Indian Space Research Organization (ISRO) will attempt to launch a 1,982 kg Indian communication satellite GSAT 14 aboard its new and improved version of the indigenous GSLV called the GSLV D5.
This launch is crucial for the launching of manned missions into space, said ISRO officials.
The scheduled launch of the GSLV D5 will be ISRO's second attempt at deploying indigenously developed cryogenic upper stage fuel technology for its heavy lift rockets, after the first attempt on April 15, 2010 ended with the cryogenic third stage of the GSLV failing to fire.
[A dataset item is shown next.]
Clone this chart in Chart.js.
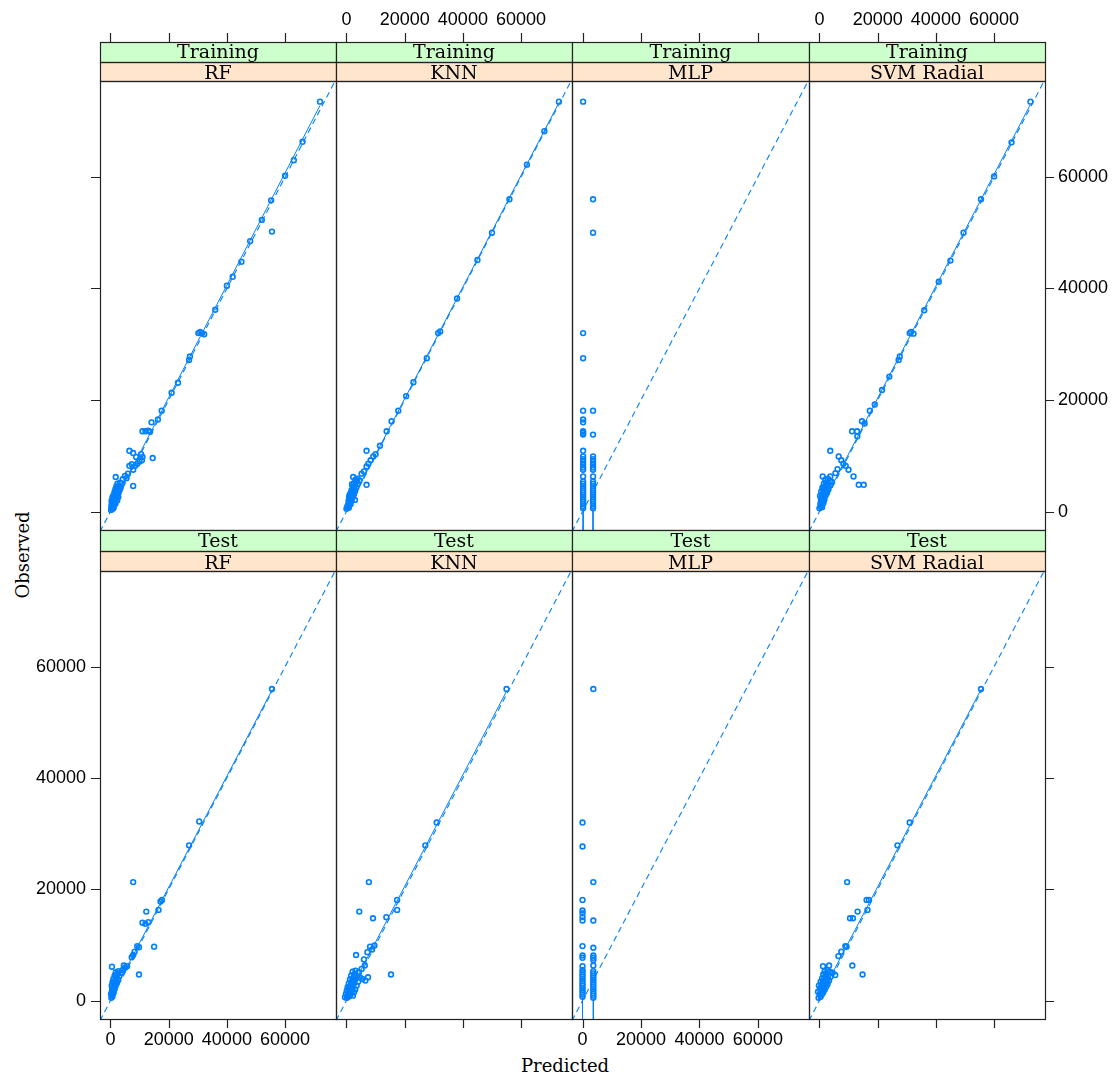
<!DOCTYPE html>
<html>
<head>
<meta charset="utf-8">
<script src="https://cdn.jsdelivr.net/npm/chart.js@4.4.1/dist/chart.umd.min.js"></script>
<style>
  body { margin: 0; background: #fff; }
  #wrap { position: relative; width: 1118px; height: 1079px; }
  #wrap canvas { position: absolute; left: 0; top: 0; }
  .lab { position: absolute; font-family: 'DejaVu Serif', serif; font-size: 18px; color: #000; white-space: nowrap; line-height: 21px; }
</style>
</head>
<body>
<div id="wrap">
  <div class="lab" style="left:0;width:1130px;text-align:center;top:1055px">Predicted</div>
  <div class="lab" style="left:22px;top:555px;transform:translate(-50%,-50%) rotate(-90deg)">Observed</div>
</div>
<script>
// panels: columns = models, rows = data set
const models = ['RF', 'KNN', 'MLP', 'SVM Radial'];
const sets = ['Training', 'Test'];
const ticks = [0, 20000, 40000, 60000];
const xLim = [-3600, 77500];
const yLim = [-3300, 77200];
const refLine = [-10000, 90000]; // y = x

// [predicted, observed]
const trainRF = [
  [200,300],[500,600],[800,500],[300,900],[1000,1100],[600,1400],[1300,1300],[900,1800],[1500,1700],[400,2000],
  [1200,2300],[1800,2100],[700,2600],[1600,2700],[2100,2500],[1100,3000],[1900,3200],[2500,3000],[1400,3500],[2200,3700],
  [2800,3400],[1700,4000],[2600,4200],[3200,3900],[2000,4500],[3000,4600],[3500,4300],[2400,5000],[3300,5200],[3800,5000],
  [600,800],[1100,700],[400,1500],[1700,1400],[800,2200],[2300,2000],[1300,2900],[2700,2600],[1800,3600],[2900,3900],
  [1800,6200],[5000,6400],[7800,4600],[6500,10900],[14500,9600],[14100,16000],[17600,18100],[11000,14400],[12000,14400],
  [13000,14500],[13600,14300],[16300,16500],[4200,5800],[5500,6000],[6000,6800],[6500,8200],[7300,8500],[7800,7500],
  [8500,8200],[9200,8600],[7800,10500],[8800,9800],[10000,9000],[10800,9200],[11000,9800],[10500,10300],[21000,21300],
  [23200,23100],[27000,27200],[27300,27800],[30200,32000],[30800,32200],[31500,32000],[32200,31800],[36000,36200],
  [40000,40500],[42000,42100],[45000,44800],[48000,48500],[52000,52300],[55500,50200],[55200,55800],[60000,60200],
  [63000,63000],[66000,66300],[72000,73500]
];
const trainKNN = [
  [0,500],[300,800],[800,700],[500,1200],[1000,1500],[1400,1300],[700,1900],[1200,2200],[1800,2000],[900,2600],
  [1600,2800],[2200,2600],[1300,3200],[2000,3400],[2600,3100],[1700,3800],[2400,4000],[3000,3700],[2100,4400],[2800,4600],
  [3400,4300],[2600,5100],[3300,5300],[3900,5000],[3100,5700],[3800,5900],[4500,5600],[2900,2100],[2300,6200],[6900,4800],
  [400,1000],[1500,1800],[1000,2900],[2300,3700],[1900,4900],[3500,5500],
  [6900,8100],[9200,9900],[6900,10900],[5200,6800],[6000,7200],[7500,8600],[8300,9200],[10000,10300],[11500,11800],
  [13800,14400],[15500,16200],[17800,18100],[20500,20700],[23000,23200],[27600,27500],[31500,32000],[32200,32300],
  [38000,38200],[45000,45100],[50000,50000],[56000,56000],[62000,62200],[68000,68200],[73000,73500]
];
const trainMLP = [
  [200,73500],[200,32000],[200,27500],[200,18100],[200,16500],[200,16000],[200,14400],[200,14100],[200,13800],[200,10900],
  [200,9900],[200,9400],[200,8900],[200,8400],[200,7900],[200,7500],[200,6300],[200,5400],[200,5000],[200,4600],
  [200,4200],[200,3800],[200,3400],[200,3000],[200,2600],[200,2200],[200,1800],[200,1400],[200,1000],[200,600],
  [3600,56000],[3600,50000],[3600,18100],[3600,13800],[3600,9900],[3600,9400],[3600,8900],[3600,8400],[3600,7900],
  [3600,7500],[3600,6300],[3600,5400],[3600,5000],[3600,4600],[3600,4200],[3600,3800],[3600,3400],[3600,3000],
  [3600,2600],[3600,2200],[3600,1800],[3600,1400],[3600,1000],[3600,600]
];
const trainSVM = [
  [0,600],[400,900],[900,800],[300,1400],[800,1700],[1300,1500],[500,2100],[1100,2400],[1700,2200],[200,2800],
  [900,3000],[1500,3200],[2100,2900],[600,3600],[1300,3800],[2000,3600],[2600,3400],[1000,4300],[1800,4500],[2500,4200],
  [3100,4000],[1500,5000],[2300,5200],[3000,4900],[3700,4700],[2000,5700],[2900,5900],[3600,5500],[4300,5300],
  [600,1100],[1500,1900],[700,2500],[1900,3000],[1400,4100],[2700,4600],
  [1100,6300],[3700,6300],[3700,10900],[6600,9900],[7500,9200],[8200,8600],[9000,8200],[10000,7500],[11700,6300],
  [13500,4800],[15200,4800],[11200,14400],[12900,14400],[14600,16200],[17300,18100],[5500,6900],[6200,7600],[13000,13500],
  [15500,15800],[19000,19200],[21500,21800],[24000,24200],[27200,27200],[27600,27800],[31000,32000],[31500,32200],
  [32300,31900],[36000,36100],[41000,41200],[45000,45000],[49500,50000],[55500,56000],[60000,60100],[66000,66200],
  [72500,73500]
];
const testRF = [
  [300,500],[700,800],[200,1200],[900,1300],[500,1700],[1200,1900],[800,2300],[1500,2200],[400,2700],[1100,2900],
  [1800,2700],[700,3300],[1500,3500],[2200,3200],[1000,3900],[1900,4100],[2600,3800],[1400,4500],[2300,4700],[3000,4400],
  [1800,5100],[2800,5300],[3600,5000],[4200,5500],[500,6100],[4600,6300],[5000,5900],[5700,6200],[9800,4700],[7800,8200],
  [500,1000],[1100,1500],[600,2000],[1400,2600],[1200,3300],[2000,3800],[1700,4300],[2500,4900],
  [7300,7800],[8300,8800],[9200,9800],[9800,9600],[15000,9700],[11000,14000],[12000,13800],[13000,14100],[12300,16000],
  [16500,16300],[17700,18100],[17200,17800],[7800,21300],[27000,27900],[30500,32200],[55500,56000]
];
const testKNN = [
  [-500,600],[200,500],[900,800],[-200,1200],[600,1300],[1400,1100],[2200,900],[100,1800],[900,2000],[1700,1700],
  [2600,1500],[400,2400],[1200,2600],[2000,2300],[3000,2000],[800,3100],[1600,3300],[2500,3000],[3500,2700],[1200,3800],
  [2100,4000],[3000,3700],[4000,3400],[1600,4500],[2600,4700],[3600,4400],[4600,4200],[5500,3900],[6500,3600],[7400,4200],
  [2100,5200],[3100,5400],[4200,5100],[5200,5700],[6300,6300],[3300,8200],[8100,9700],[8800,9200],[9600,9900],[7200,8700],
  [300,900],[1200,1500],[700,2100],[1700,2900],[2500,3600],[3200,4100],
  [6000,7400],[15300,4700],[4400,16000],[9100,14800],[13700,15000],[17400,18100],[17400,16300],[7700,21300],[27100,27900],
  [31000,32000],[55000,56000]
];
const testMLP = [
  [0,32000],[0,27700],[0,18100],[0,16200],[0,15700],[0,15000],[0,14400],[0,9800],[0,8100],[0,7700],[0,6200],[0,5500],
  [0,5100],[0,4700],[0,4300],[0,3900],[0,3500],[0,3100],[0,2700],[0,2300],[0,1900],[0,1500],[0,1100],[0,700],
  [3700,56000],[3700,21300],[3700,14400],[3700,9500],[3700,8100],[3700,7700],[3700,7300],[3700,6300],[3700,5300],
  [3700,4900],[3700,4500],[3700,4100],[3700,3700],[3700,3300],[3700,2900],[3700,2500],[3700,2100],[3700,1700],
  [3700,1300],[3700,900],[3700,500]
];
const testSVM = [
  [-300,500],[400,700],[100,1100],[900,1200],[-500,1600],[500,1700],[1300,1500],[200,2200],[1000,2300],[1800,2000],
  [-200,2700],[700,2900],[1500,2800],[2300,2500],[400,3400],[1200,3500],[2000,3200],[2800,3000],[900,4000],[1700,4200],
  [2500,3900],[3300,3600],[1300,4700],[2200,4900],[3000,4500],[3800,4300],[1800,5300],[2800,5500],[3600,5200],[4500,5000],
  [300,1400],[1200,1900],[600,2500],[1600,3500],[2400,4300],
  [5400,4600],[1200,6200],[3300,6300],[6500,8000],[8900,9800],[9300,9700],[7500,8800],[11300,6300],[14800,4700],
  [10500,14800],[11500,14800],[13100,16000],[16500,16300],[16200,18100],[17000,18100],[9500,21300],[26800,27900],
  [31000,32000],[55500,56000]
];

// fitted segments, [[x0, y0], [x1, y1]]
const fitTrainRF = [[[0, 300], [72000, 72800]]];
const fitTrainKNN = [[[0, 200], [73000, 73300]]];
const fitTrainMLP = [[[200, 400], [200, -5000]], [[3600, 400], [3600, -5000]]];
const fitTrainSVM = [[[0, 300], [72500, 73000]]];
const fitTestRF = [[[0, 400], [55500, 55800]]];
const fitTestKNN = [[[-500, 0], [55000, 55600]]];
const fitTestMLP = [[[0, 500], [0, -5000]], [[3700, 300], [3700, -5000]]];
const fitTestSVM = [[[-500, 0], [55500, 55900]]];

const points = [[trainRF, trainKNN, trainMLP, trainSVM], [testRF, testKNN, testMLP, testSVM]];
const fits = [[fitTrainRF, fitTrainKNN, fitTrainMLP, fitTrainSVM], [fitTestRF, fitTestKNN, fitTestMLP, fitTestSVM]];

const W = 1118, H = 1079;
const BLUE = '#0080ff';
const colL = [100, 336, 572, 809], colR = [336, 572, 809, 1045];
const rowT = [81, 571], rowB = [530, 1019];
const stripG = [42, 530], stripO = [62, 551];
const wrap = document.getElementById('wrap');
const xy = arr => arr.map(([x, y]) => ({ x, y }));

function frame(r, c) {
  return {
    id: 'frame' + r + c,
    afterDraw(chart) {
      const g = chart.ctx, sx = chart.scales.x, sy = chart.scales.y;
      const { left, right, top, bottom } = chart.chartArea;
      const mid = (left + right) / 2;
      g.save();
      // strips
      g.fillStyle = '#ccffcc';
      g.fillRect(left, stripG[r], right - left, stripO[r] - stripG[r]);
      g.fillStyle = '#ffe5cc';
      g.fillRect(left, stripO[r], right - left, top - stripO[r]);
      g.strokeStyle = '#222';
      g.lineWidth = 1.2;
      g.strokeRect(left + 0.5, stripG[r] + 0.5, right - left, stripO[r] - stripG[r]);
      g.strokeRect(left + 0.5, stripO[r] + 0.5, right - left, top - stripO[r]);
      g.strokeRect(left + 0.5, top + 0.5, right - left, bottom - top);
      g.fillStyle = '#000';
      g.font = '19px "DejaVu Serif", serif';
      g.textAlign = 'center';
      g.textBaseline = 'alphabetic';
      g.fillText(sets[r], mid, stripO[r] - 4.5);
      g.fillText(models[c], mid, top - 2);
      // ticks
      g.font = '18px "Liberation Sans", sans-serif';
      g.textBaseline = 'middle';
      g.beginPath();
      ticks.forEach(v => {
        const px = Math.round(sx.getPixelForValue(v)) + 0.5;
        const py = Math.round(sy.getPixelForValue(v)) + 0.5;
        if (r === 0) { g.moveTo(px, stripG[r]); g.lineTo(px, stripG[r] - 9); }
        else { g.moveTo(px, bottom); g.lineTo(px, bottom + 9); }
        if (c === 0) { g.moveTo(left, py); g.lineTo(left - 9, py); }
        if (c === 3) { g.moveTo(right, py); g.lineTo(right + 9, py); }
      });
      g.stroke();
      ticks.forEach(v => {
        const px = sx.getPixelForValue(v), py = sy.getPixelForValue(v);
        g.textAlign = 'center';
        if (r === 0 && c % 2 === 1) g.fillText(String(v), px, 20);
        if (r === 1 && c % 2 === 0) g.fillText(String(v), px, 1040);
        if (r === 1 && c === 0) { g.textAlign = 'right'; g.fillText(String(v), left - 14, py); }
        if (r === 0 && c === 3) { g.textAlign = 'left'; g.fillText(String(v), right + 13, py); }
      });
      g.restore();
    }
  };
}

sets.forEach((set, r) => models.forEach((model, c) => {
  const cv = document.createElement('canvas');
  cv.width = W; cv.height = H;
  wrap.appendChild(cv);
  const datasets = [{
    data: xy(points[r][c]),
    borderColor: BLUE,
    backgroundColor: 'rgba(0,0,0,0)',
    borderWidth: 1.6,
    pointRadius: 2.4,
    pointHoverRadius: 2.4
  }, {
    data: xy([[refLine[0], refLine[0]], [refLine[1], refLine[1]]]),
    showLine: true,
    borderColor: BLUE,
    borderWidth: 1.1,
    borderDash: [6, 4],
    pointRadius: 0,
    fill: false
  }];
  fits[r][c].forEach(seg => datasets.push({
    data: xy(seg),
    showLine: true,
    borderColor: BLUE,
    borderWidth: 1,
    pointRadius: 0,
    fill: false
  }));
  new Chart(cv, {
    type: 'scatter',
    data: { datasets },
    options: {
      responsive: false,
      animation: false,
      devicePixelRatio: 1,
      layout: { padding: { left: colL[c], right: W - colR[c], top: rowT[r], bottom: H - rowB[r] } },
      scales: {
        x: { type: 'linear', display: false, min: xLim[0], max: xLim[1] },
        y: { type: 'linear', display: false, min: yLim[0], max: yLim[1] }
      },
      plugins: { legend: { display: false }, tooltip: { enabled: false } }
    },
    plugins: [frame(r, c)]
  });
}));
</script>
</body>
</html>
A second attempt on Aug. 19, 2013 was aborted as well.
The cryogenic technology which enables rockets to place satellites weighing more than 2,000 kg in geo-synchronous orbits in space is known to be available to only five countries in the world -- the United States, Russia, Japan, France and China.
Indian space scientists have been working on cryogenic fuel technology for nearly 20 years, according to Indian Express daily.
ISRO had tried to source the technology in the 1990s from the United States but was denied the "strategic technology" in the aftermath of the nuclear tests in 1998. ISRO subsequently worked with seven cryo engines provided by Russia for early development of the GSLV program while working in parallel on its own cryogenic stage for the rocket, according to the newspaper.
GSLV launches with Russian cryo stages have been a mixed bag for ISRO with two fully successful flights and two partially successful flights out of the seven attempted.